==== SUPPLIED ENTRIES
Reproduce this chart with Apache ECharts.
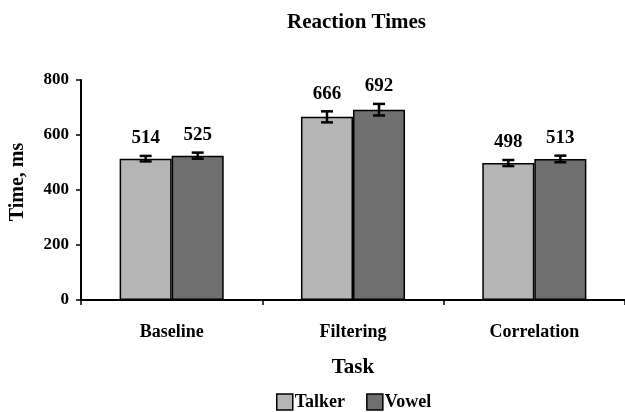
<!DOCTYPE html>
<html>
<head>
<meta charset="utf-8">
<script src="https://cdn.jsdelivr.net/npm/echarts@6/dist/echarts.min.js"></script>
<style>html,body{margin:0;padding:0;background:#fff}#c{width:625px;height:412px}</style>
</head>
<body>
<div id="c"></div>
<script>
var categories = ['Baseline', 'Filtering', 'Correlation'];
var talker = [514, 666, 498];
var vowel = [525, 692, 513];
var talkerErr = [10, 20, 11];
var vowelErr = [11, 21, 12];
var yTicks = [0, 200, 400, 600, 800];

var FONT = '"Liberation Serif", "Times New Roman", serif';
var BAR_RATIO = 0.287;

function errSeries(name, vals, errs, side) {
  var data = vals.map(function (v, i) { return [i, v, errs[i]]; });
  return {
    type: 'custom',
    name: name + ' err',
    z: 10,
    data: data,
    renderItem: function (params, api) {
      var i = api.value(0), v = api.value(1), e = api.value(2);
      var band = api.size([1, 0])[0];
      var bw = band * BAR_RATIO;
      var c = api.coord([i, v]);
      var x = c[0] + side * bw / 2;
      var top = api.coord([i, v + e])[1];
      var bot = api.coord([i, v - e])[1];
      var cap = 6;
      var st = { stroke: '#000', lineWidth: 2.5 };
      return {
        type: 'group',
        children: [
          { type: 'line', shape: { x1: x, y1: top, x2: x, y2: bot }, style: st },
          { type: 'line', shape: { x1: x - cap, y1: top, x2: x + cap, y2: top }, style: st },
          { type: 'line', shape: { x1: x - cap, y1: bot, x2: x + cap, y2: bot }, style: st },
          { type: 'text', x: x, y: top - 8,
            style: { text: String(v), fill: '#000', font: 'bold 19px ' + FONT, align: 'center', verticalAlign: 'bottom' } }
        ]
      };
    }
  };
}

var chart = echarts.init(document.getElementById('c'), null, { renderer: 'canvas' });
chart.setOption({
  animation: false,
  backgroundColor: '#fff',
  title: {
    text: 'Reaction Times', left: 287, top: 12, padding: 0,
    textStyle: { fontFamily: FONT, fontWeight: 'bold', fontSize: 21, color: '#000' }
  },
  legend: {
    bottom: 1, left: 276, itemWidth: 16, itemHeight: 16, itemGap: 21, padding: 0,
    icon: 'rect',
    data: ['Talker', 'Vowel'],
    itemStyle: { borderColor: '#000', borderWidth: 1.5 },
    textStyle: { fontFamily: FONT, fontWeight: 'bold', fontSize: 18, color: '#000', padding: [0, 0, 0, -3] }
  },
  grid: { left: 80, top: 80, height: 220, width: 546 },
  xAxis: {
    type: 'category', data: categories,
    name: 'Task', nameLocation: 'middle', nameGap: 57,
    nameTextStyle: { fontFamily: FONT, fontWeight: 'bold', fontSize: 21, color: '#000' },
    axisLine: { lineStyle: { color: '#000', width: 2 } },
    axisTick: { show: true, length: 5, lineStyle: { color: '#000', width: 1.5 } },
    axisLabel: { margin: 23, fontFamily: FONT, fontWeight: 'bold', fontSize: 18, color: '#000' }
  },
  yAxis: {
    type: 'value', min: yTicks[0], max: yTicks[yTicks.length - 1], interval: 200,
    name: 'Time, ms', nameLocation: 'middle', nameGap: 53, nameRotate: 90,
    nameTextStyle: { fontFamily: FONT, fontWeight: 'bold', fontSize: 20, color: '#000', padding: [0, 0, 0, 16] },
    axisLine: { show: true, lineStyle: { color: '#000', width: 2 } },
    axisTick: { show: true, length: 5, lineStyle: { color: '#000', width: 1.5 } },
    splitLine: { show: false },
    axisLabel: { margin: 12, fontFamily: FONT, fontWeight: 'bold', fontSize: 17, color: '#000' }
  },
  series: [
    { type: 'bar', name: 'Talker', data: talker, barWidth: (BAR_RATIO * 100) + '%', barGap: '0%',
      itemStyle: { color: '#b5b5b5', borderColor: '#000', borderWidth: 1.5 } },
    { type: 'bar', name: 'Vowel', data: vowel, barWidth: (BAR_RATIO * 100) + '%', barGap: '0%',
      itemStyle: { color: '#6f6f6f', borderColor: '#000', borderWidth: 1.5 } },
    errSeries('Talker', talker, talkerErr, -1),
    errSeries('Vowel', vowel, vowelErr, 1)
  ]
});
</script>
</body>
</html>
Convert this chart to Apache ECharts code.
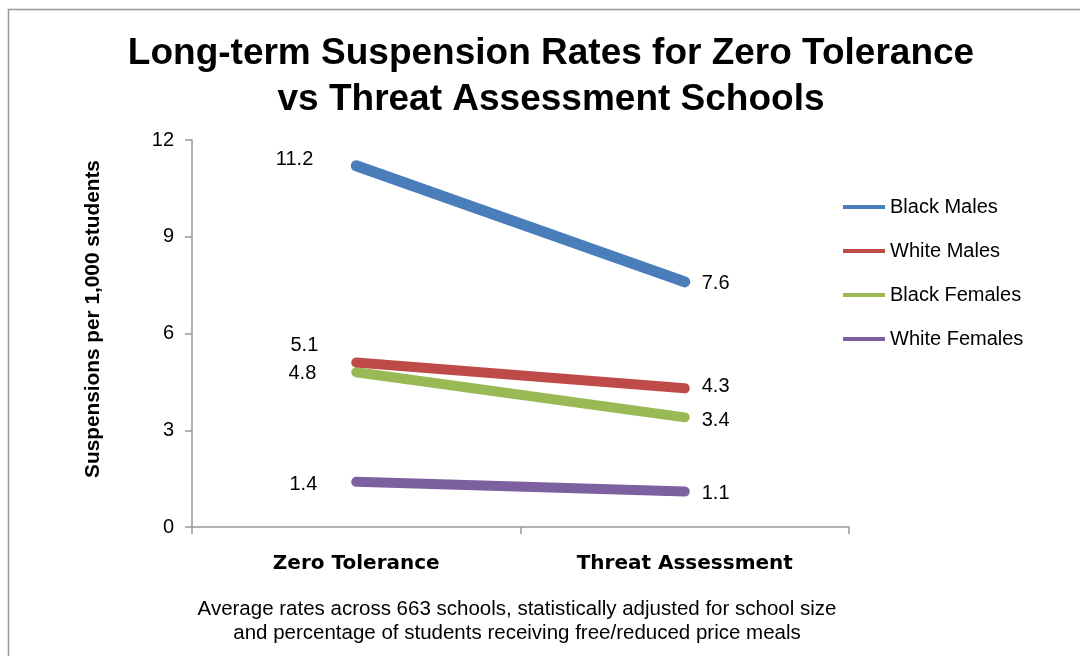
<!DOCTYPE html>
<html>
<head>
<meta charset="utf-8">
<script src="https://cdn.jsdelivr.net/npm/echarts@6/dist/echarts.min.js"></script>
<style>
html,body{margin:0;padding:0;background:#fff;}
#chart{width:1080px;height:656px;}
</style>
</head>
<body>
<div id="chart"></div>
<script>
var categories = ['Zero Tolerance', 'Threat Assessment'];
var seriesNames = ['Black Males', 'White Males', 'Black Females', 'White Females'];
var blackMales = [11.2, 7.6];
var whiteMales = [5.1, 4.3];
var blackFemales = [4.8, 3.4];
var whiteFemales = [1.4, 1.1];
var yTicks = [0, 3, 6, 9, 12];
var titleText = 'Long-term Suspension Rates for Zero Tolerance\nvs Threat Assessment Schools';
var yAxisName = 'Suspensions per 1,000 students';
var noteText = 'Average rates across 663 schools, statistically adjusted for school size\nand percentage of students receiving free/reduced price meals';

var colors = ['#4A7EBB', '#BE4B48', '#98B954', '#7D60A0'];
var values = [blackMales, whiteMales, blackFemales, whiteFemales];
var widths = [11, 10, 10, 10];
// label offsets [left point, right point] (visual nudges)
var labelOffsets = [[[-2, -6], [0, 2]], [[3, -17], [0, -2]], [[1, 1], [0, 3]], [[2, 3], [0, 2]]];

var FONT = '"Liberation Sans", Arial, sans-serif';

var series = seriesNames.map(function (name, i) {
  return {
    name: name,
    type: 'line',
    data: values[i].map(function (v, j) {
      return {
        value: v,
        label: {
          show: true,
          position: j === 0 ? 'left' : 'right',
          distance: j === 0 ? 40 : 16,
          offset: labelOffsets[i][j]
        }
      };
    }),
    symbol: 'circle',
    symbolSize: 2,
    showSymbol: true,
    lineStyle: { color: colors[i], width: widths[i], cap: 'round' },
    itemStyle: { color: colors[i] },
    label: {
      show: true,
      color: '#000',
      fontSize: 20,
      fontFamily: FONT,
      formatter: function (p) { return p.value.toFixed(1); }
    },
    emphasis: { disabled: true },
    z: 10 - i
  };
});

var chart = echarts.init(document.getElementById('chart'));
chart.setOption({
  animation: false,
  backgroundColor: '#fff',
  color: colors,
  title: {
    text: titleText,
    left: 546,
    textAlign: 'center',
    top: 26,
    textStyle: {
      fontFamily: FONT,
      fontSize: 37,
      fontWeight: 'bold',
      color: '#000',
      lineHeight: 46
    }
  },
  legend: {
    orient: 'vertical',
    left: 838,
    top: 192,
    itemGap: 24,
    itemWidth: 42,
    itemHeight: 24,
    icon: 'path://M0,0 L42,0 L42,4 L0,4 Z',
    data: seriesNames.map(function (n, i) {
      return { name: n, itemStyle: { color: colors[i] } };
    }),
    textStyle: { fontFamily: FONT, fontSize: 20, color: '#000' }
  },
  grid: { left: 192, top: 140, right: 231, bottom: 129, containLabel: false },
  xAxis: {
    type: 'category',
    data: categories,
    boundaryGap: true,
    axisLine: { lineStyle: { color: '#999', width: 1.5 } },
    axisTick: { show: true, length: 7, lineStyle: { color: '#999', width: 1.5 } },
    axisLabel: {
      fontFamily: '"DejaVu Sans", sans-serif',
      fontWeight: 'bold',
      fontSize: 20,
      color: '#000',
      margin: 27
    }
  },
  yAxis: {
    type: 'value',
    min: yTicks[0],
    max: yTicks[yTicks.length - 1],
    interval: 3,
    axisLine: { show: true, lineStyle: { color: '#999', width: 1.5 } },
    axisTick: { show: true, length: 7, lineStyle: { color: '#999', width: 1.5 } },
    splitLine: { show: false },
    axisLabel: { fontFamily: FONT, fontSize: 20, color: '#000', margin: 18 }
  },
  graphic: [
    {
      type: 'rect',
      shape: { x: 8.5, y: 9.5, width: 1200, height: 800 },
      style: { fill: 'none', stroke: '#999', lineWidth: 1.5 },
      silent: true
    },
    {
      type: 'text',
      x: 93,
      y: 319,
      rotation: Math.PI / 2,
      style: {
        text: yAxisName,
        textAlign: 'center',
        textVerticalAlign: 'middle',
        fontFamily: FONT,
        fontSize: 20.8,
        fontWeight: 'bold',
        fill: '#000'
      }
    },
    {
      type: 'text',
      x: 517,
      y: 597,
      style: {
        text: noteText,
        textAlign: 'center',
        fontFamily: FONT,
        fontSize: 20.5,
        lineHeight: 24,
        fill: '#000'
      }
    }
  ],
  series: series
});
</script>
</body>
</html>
========
WHAT IS BEING ASKED
Transcribe, from the records above, the first line and every line after it up to and including the line with "var BAR_RATIO = 0.287;"; omit pictures.

RESULT OF THIS TASK
Reproduce this chart with Apache ECharts.
<!DOCTYPE html>
<html>
<head>
<meta charset="utf-8">
<script src="https://cdn.jsdelivr.net/npm/echarts@6/dist/echarts.min.js"></script>
<style>html,body{margin:0;padding:0;background:#fff}#c{width:625px;height:412px}</style>
</head>
<body>
<div id="c"></div>
<script>
var categories = ['Baseline', 'Filtering', 'Correlation'];
var talker = [514, 666, 498];
var vowel = [525, 692, 513];
var talkerErr = [10, 20, 11];
var vowelErr = [11, 21, 12];
var yTicks = [0, 200, 400, 600, 800];

var FONT = '"Liberation Serif", "Times New Roman", serif';
var BAR_RATIO = 0.287;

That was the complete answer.